I didn’t travel all that extensively as a child. There was a trip to visit my grandfather in Milwaukee when I was 4, the only thing about which I now remember is that my step-grandmother made me a snack of canned pears decorated to look like mice. There were numerous trips to the house in North Carolina that my parents built in the late ‘70s and to various beaches along the Gulf Coast. There were day trips in Bay St. Louis, and once, when my mother realized I’d never been on a train, she bought us Amtrak tickets to Hattiesburg, Miss. None of these places were particular tourist hot spots, but it didn’t matter: I knew what tourists looked like by virtue of growing up here, and at an early age, I knew I was never going to be caught dead wearing a fanny pack and snapping pictures at a popular landmark.
When I went to Washington, D.C., on a class trip just after eighth grade, I learned I was not alone. The kids from New Orleans were crammed on a tour bus with kids from Omaha, Neb., and Boise, Idaho, and we all rolled our eyes as they took group shots in front of the Washington Monument and bought souvenir T-shirts. When they started excitedly pointing at things, we snatched at their shirttails and hissed, “Stop it! You look like tourists!”
Bewildered, they said, “But … we are.”
And of course, they were right. We were the ones who had begged our parents to pay for this trip so that we could look bored, the ones who wanted to see new things just to pretend like we’d seen them a thousand times before, the ones who denied ourselves the thrill of discovering something in lieu of acting like we’d always known about it.
You’d think I might have learned my lesson then, but I didn’t. I lived next door to St. Louis for a decade but have never been up in the Arch. I went to L.A. to act like I’d lived in L.A. my whole life. I went to Vegas to avoid going anywhere near the Strip. I went to Chicago to scoff at people who wanted to eat deep-dish pizza and go up in the Sears Tower. And then I went to New York City.
I was visiting my best friend for a couple of weeks, and I’d packed an enormous suitcase, yet when I stepped off the plane, I decided that taking a taxi would be “touristy” rather than “sensible” and “sane” and “what anyone who’s not a complete moron would do.”
And so I and my enormous suitcase took a bus and then the subway –– without a map because that would make me look like I didn’t know what I was doing –– to Midtown. Had I a map, I would’ve known about express trains. Instead, I ended up getting off and on the same train about six times, wondering why I kept missing my stop. I did eventually break down and ask someone for directions, but my arms hurt for two days from carrying that goddamn suitcase, and I certainly didn’t prove anything besides the fact that I’m frequently both stupid and stubborn.
My scorn for touristy activities didn’t stop me from having a good time in New York, but I still can’t say I’ve seen the Statue of Liberty, and I don’t have any snapshots of Times Square or Central Park to go along with all of the ones I don’t have from D.C.

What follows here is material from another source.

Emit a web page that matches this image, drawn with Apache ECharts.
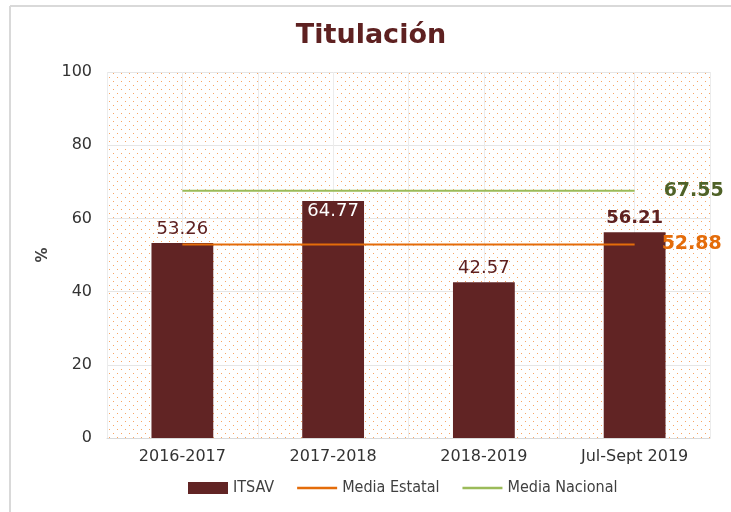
<!DOCTYPE html>
<html>
<head>
	<meta charset="utf-8">
	<title>Titulación</title>
	<script src="https://cdn.jsdelivr.net/npm/echarts@6/dist/echarts.min.js"></script>
	<style>
		html, body { margin: 0; padding: 0; background: #fff; }
		#chart { width: 731px; height: 512px; }
	</style>
</head>
<body>
	<div id="chart"></div>
	<script type="text/javascript">
		var categories = ['2016-2017', '2017-2018', '2018-2019', 'Jul-Sept 2019'];
		var itsav = [53.26, 64.77, 42.57, 56.21];
		var mediaEstatal = [52.88, 52.88, 52.88, 52.88];
		var mediaNacional = [67.55, 67.55, 67.55, 67.55];
		var yTicks = [0, 20, 40, 60, 80, 100];

		// dotted orange fill for the plot area (opaque tile)
		var dots = document.createElement('canvas');
		dots.width = 8;
		dots.height = 8;
		var ctx = dots.getContext('2d');
		ctx.fillStyle = '#ffffff';
		ctx.fillRect(0, 0, 8, 8);
		ctx.fillStyle = '#f8a565';
		ctx.fillRect(1, 1, 1, 1);
		ctx.fillRect(5, 5, 1, 1);

		var barColor = '#612424';
		var font = 'DejaVu Sans, Verdana, sans-serif';

		var barData = itsav.map(function (v, i) {
			var item = { value: v };
			if (i === 1) {
				item.label = { position: 'insideTop', color: '#fff', distance: 1 };
			}
			if (i === 3) {
				item.label = { fontWeight: 'bold' };
			}
			return item;
		});

		var chart = echarts.init(document.getElementById('chart'));
		chart.setOption({
			backgroundColor: '#fff',
			animation: false,
			graphic: [{
				type: 'line',
				shape: { x1: 10, y1: 6, x2: 731, y2: 6 },
				style: { stroke: '#d9d9d9', lineWidth: 2 },
				silent: true
			}, {
				type: 'line',
				shape: { x1: 10, y1: 6, x2: 10, y2: 512 },
				style: { stroke: '#d9d9d9', lineWidth: 2 },
				silent: true
			}],
			title: {
				text: 'Titulación',
				left: 366, top: 17, textAlign: 'center',
				textStyle: { color: '#5e2121', fontSize: 27, fontWeight: 'bold', fontFamily: font }
			},
			grid: {
				left: 107, right: 21, top: 72, bottom: 74,
				show: true,
				borderWidth: 0,
				backgroundColor: { image: dots, repeat: 'repeat' }
			},
			legend: {
				left: 183, top: 475,
				itemWidth: 40, itemHeight: 12, itemGap: 23,
				textStyle: { fontFamily: 'DejaVu Sans Condensed, Liberation Sans Narrow, sans-serif', fontSize: 16, color: '#404040' },
				data: [
					{ name: 'ITSAV', icon: 'rect' },
					{ name: 'Media Estatal', icon: 'path://M0,0H40V2.5H0Z' },
					{ name: 'Media Nacional', icon: 'path://M0,0H40V2.5H0Z' }
				]
			},
			xAxis: [{
				type: 'category',
				data: categories,
				axisTick: { show: false },
				axisLine: { lineStyle: { color: '#d9d9d9' } },
				axisLabel: { color: '#333', fontSize: 16, fontFamily: font, margin: 11, interval: 0 },
				splitLine: { show: true, interval: 0, lineStyle: { color: '#ececec' } }
			}, {
				type: 'value',
				min: 0, max: 8, interval: 1,
				show: true,
				position: 'bottom',
				axisLine: { show: false },
				axisTick: { show: false },
				axisLabel: { show: false },
				splitLine: { show: true, lineStyle: { color: '#ececec' } }
			}],
			yAxis: {
				type: 'value',
				min: yTicks[0], max: yTicks[yTicks.length - 1], interval: 20,
				name: '%',
				nameLocation: 'middle',
				nameGap: 52,
				nameTextStyle: { color: '#404040', fontSize: 15, fontWeight: 'bold', fontFamily: font },
				axisLine: { show: false },
				axisTick: { show: false },
				axisLabel: { color: '#333', fontSize: 16, fontFamily: font, margin: 15 },
				splitLine: { lineStyle: { color: '#e6e6e6' } }
			},
			series: [{
				name: 'ITSAV',
				type: 'bar',
				data: barData,
				barWidth: '41%',
				itemStyle: { color: barColor },
				label: {
					show: true, position: 'top', distance: 5,
					color: '#5e2121', fontSize: 18, fontFamily: font
				}
			}, {
				name: 'Media Estatal',
				type: 'line',
				data: mediaEstatal,
				symbol: 'none',
				itemStyle: { color: '#e46c0a' },
				lineStyle: { color: '#e46c0a', width: 2 },
				endLabel: {
					show: true, distance: 27,
					color: '#e46c0a', fontSize: 19, fontWeight: 'bold', fontFamily: font
				}
			}, {
				name: 'Media Nacional',
				type: 'line',
				data: mediaNacional,
				symbol: 'none',
				itemStyle: { color: '#9bbb59' },
				lineStyle: { color: '#9bbb59', width: 2 },
				endLabel: {
					show: true, distance: 29,
					color: '#4f6228', fontSize: 19, fontWeight: 'bold', fontFamily: font
				}
			}]
		});
	</script>
</body>
</html>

Several years later, when my husband and I honeymooned in Mexico, I was at it again, lobbying to eschew the planned trips the resort had set up for us in favor of navigating the public transit system and having what I insisted would be “adventures.” Jamie calmly pointed out that I know maybe a dozen words of Spanish and have an appalling sense of direction, but I was still gung-ho –– until he played to my weaknesses for warmth and alcohol by suggesting that we drink piña coladas in the hot tub instead. And thank God, because I would probably still be wandering around in a sketchy part of Cancun saying “piso mojado” and “buenas noches” and “perro verde.”
I really don’t know if this –– oh, let’s call it a quirk of mine is a function of my personality or a direct result of growing up around annoying drunk tourists, but I don’t seem to be growing out of it.
I love to travel, but I have zero desire to go someplace just to go there. Disney World holds no appeal to me; neither does the Grand Canyon. I want to go to Seattle and San Francisco, but it’s to see my friends Bryan and Tommy, not to see the Space Needle and the Golden Gate Bridge.
Sometimes I wonder if I’m denying myself the fun of it all just because I’m obnoxiously self-conscious. I watch my father-in-law, Jim, who is one of my favorite people in the world mostly because he is so unapologetically himself, as he drinks Hurricanes in the French Quarter and mispronounces “grillades” and “Tchoupitoulas” and takes a hundred pictures of Jackson Square and drive-through daiquiri stand signs. He looks like a tourist, yes, but he also looks like he’s having the time of his life. And then I imagine myself on the verge of tears, lugging a suitcase through a subway system I didn’t even begin to understand. Because he does it all with good humor, everyone is happy to help Jim get unlost or find a good meal or to take his picture on Bourbon Street. Because I won’t ask, I waste more than an hour going in circles underneath New York.
I don’t have any immediate travel plans, but I’m hopeful that I might finally be learning the lesson I flirted with learning when I was 13. I know I’m not ever going to be the type of person who gawks at the Hollywood sign or goes on a carriage ride in Central Park, but maybe, just maybe, I can set aside some of my disdain in favor of a little bit of wonder.